Сэр Джон подумал о великом белом пятне в истории человечества — эпохе с горделивым названием «Век Разума», когда наука, неспособная объяснить существование метеоритов, догматически провозгласила, что метеоритов не существует в природе. Но метеориты продолжали падать. Их видели фермеры и епископы, торговцы и домохозяйки, философы, мэры и даже некоторые ученые. Тогда Французская Академия и Королевское научное общество приняли решение считать любые сообщения о падении метеоритов результатом мистификации или галлюцинации. Нечто подобное происходит и сегодня. «Неутомимые труженики» работают не покладая рук, и в газетах каждую неделю появляются заметки о необычных событиях то в одной, то в другой части света. «Общество психических исследований» каждый раз тщательно изучает подобную информацию, но вердикт неизменен — мистификация или галлюцинация. Сэр Джон почувствовал, что верит каждому слову в письме Вири. Конечно, и карлик, и восточный человек в черном, и даже хихикающая тварь с перепончатыми крыльями — все это чары, иллюзии, но за ними стоит некая темная сила. Человечество с незапамятных времен пытается противостоять этой силе, по без особого успеха.
С тех пор, как сэр Джон погрузился в исследования средневековой магии, его ум постоянно колебался между истинной и мнимой верой, истинным и мнимым скептицизмом. И теперь он больше не в силах был противостоять соблазну верить просто и бесхитростно.
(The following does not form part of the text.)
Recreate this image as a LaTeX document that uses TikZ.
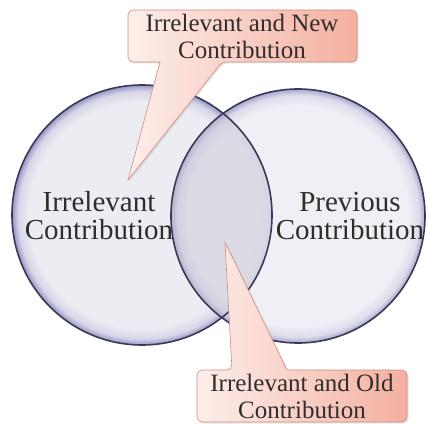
\documentclass[tikz,border=0pt]{standalone}
\usepackage{fontspec}
\setmainfont{Liberation Serif}
\usetikzlibrary{shadows}
\definecolor{venncen}{RGB}{236,236,243}
\definecolor{vennmid}{RGB}{214,214,232}
\definecolor{vennrim}{RGB}{150,150,196}
\definecolor{vennline}{RGB}{58,58,88}
\definecolor{lensgray}{RGB}{200,200,214}
\definecolor{calllight}{RGB}{253,238,234}
\definecolor{calldark}{RGB}{244,176,160}
\definecolor{callline}{RGB}{205,140,128}
\definecolor{dctext}{RGB}{50,45,45}
\pgfdeclareradialshading{vennglass}{\pgfpoint{0bp}{0bp}}{color(0bp)=(venncen); color(21.8bp)=(venncen); color(23.8bp)=(vennmid); color(25bp)=(vennrim); color(50bp)=(vennrim)}

\begin{document}
\begin{tikzpicture}[x=1pt,y=-1pt,
  venn/.style={circle,inner sep=0pt,shading=vennglass},
  rim/.style={draw=vennline,line width=1.6pt},
  lbl/.style={font=\fontsize{29}{28}\selectfont,text=dctext,align=center},
  callout/.style={draw=callline,line width=0.6pt,left color=calllight,right color=calldark,
                  drop shadow={opacity=0.2,shadow xshift=1.5pt,shadow yshift=-1.5pt}},
  calltext/.style={font=\fontsize{25}{27}\selectfont,text=dctext,align=center}
]
  \useasboundingbox (0,0) rectangle (428,425);

  % the two sets
  \node[venn,minimum size=260pt] (irr)  at (142,215) {};
  \node[venn,minimum size=254pt,opacity=0.85] (prev) at (298,216) {};
  \begin{scope}
    \clip (irr.center) circle[radius=130pt];
    \fill[lensgray,fill opacity=0.45] (prev.center) circle[radius=127pt];
  \end{scope}

  \node[lbl] (irrlbl)  at (99,216)  {Irrelevant\\Contribution};
  \node[lbl] (prevlbl) at (350,216) {Previous\\Contribution};

  \draw[rim] (irr.center)  circle[radius=130pt];
  \draw[rim] (prev.center) circle[radius=127pt];

  % callouts
  \coordinate (newtip) at (128,180);
  \coordinate (oldtip) at (225,242);

  \path[callout,rounded corners=5pt] (240,10) -- (357,10) -- (357,62) -- (222,62)
    [sharp corners] -- (newtip) -- (160,62) [rounded corners=5pt] -- (128,62) -- (128,10) -- cycle;
  \node[calltext] (newc) at (242,36) {Irrelevant and New\\Contribution};

  \path[callout,rounded corners=5pt] (300,370) -- (407,370) -- (407,422) -- (197,422) -- (197,370)
    -- (232,370) [sharp corners] -- (oldtip) -- (287,370) [rounded corners=5pt] -- cycle;
  \node[calltext] (oldc) at (302,396) {Irrelevant and Old\\Contribution};
\end{tikzpicture}
\end{document}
Великий бог Пан все еще жив сегодня, через две тысячи лет после того, как христиане справедливо нарекли его дьяволом. Его свита по-прежнему неутомимо трудится, но современные ученые решили ее не замечать — точно так же, как ученые мужи в эпоху Вольтера решили не замечать метеоритов.
ЧАСТЬ ТРЕТЬЯ
Если Господь не сомневается в существовании демонов, с какой стати сомневаться нам?
В Библии говорится о «драконе… и его ангелах»[55] , и это значит, что не только Люцифер, но и легионы других ангелов осмелились отрицать власть Бога… Берегитесь, ибо они опасны, злы и коварны. Они хотят получить власть над вами и готовы заплатить за это любую цену!
Если Бог живет в каждом из нас, как я могу быть злым?
XXIV
Наступил следующий день, двадцать седьмое июня. Фён продолжал душить Цюрих в своих влажных объятиях. Уже трижды этот коварный ветер утихал, но каждый раз возобновлялся с прежней силой. У жителей Цюриха начали сдавать нервы.
В три часа дня Эйнштейн, Джойс и Бэбкок снова собрались вместе, на этот раз у Эйнштейна дома, в его кабинете. Профессор был среди них самым бодрым. Для того, чтобы прийти в себя после тяжелой ночи, ему хватило всего нескольких часов сна и легкой разминки для ума в форме дневной лекции по физике. Джойс, судя по его виду, страдал от похмелья. Бэбкок провел остаток ночи в полузабытьи, кое-как примостившись на диване в гостиной Джойса, и был лишь ненамного спокойнее, чем накануне.
— Итак, Джим, — начал Эйнштейн, — что вы думаете об удивительных приключениях нашего друга?
— По правде говоря, некоторые места в его рассказе начинают вызывать у меня серьезные сомнения.
Эйнштейн промолчал, взглядом приглашая Джойса продолжать.
— Однажды, — задумчиво произнес Джойс, — в Дублин приехал арабский цирк. Мне тогда было лет десять, и я жадно поглощал романтические книжки о загадочном Востоке, тайнах суфиев, магии дервишей, Аладдине, Али-Бабе и прочих подобных вещах. Можете себе представить, что для меня в то время значило слово «арабский»! С возбуждением, которое я чувствовал накануне похода в этот цирк, могло сравниться только возбуждение, которое овладело мною, когда я впервые отважился зайти в район красных фонарей, чтобы лишиться невинности с проституткой. Мне казалось, что передо мною вот-вот откроется огромный новый мир, мир чудес и магии. Каково же было мое разочарование, когда я увидел только старый передвижной цирк, обычное развлечение для дураков, вытягивающее из их карманов последние копейки.
На лице Бэбкока отразилось недоумение — он не мог понять, к чему ведет Джойс. Эйнштейн сосредоточенно слушал.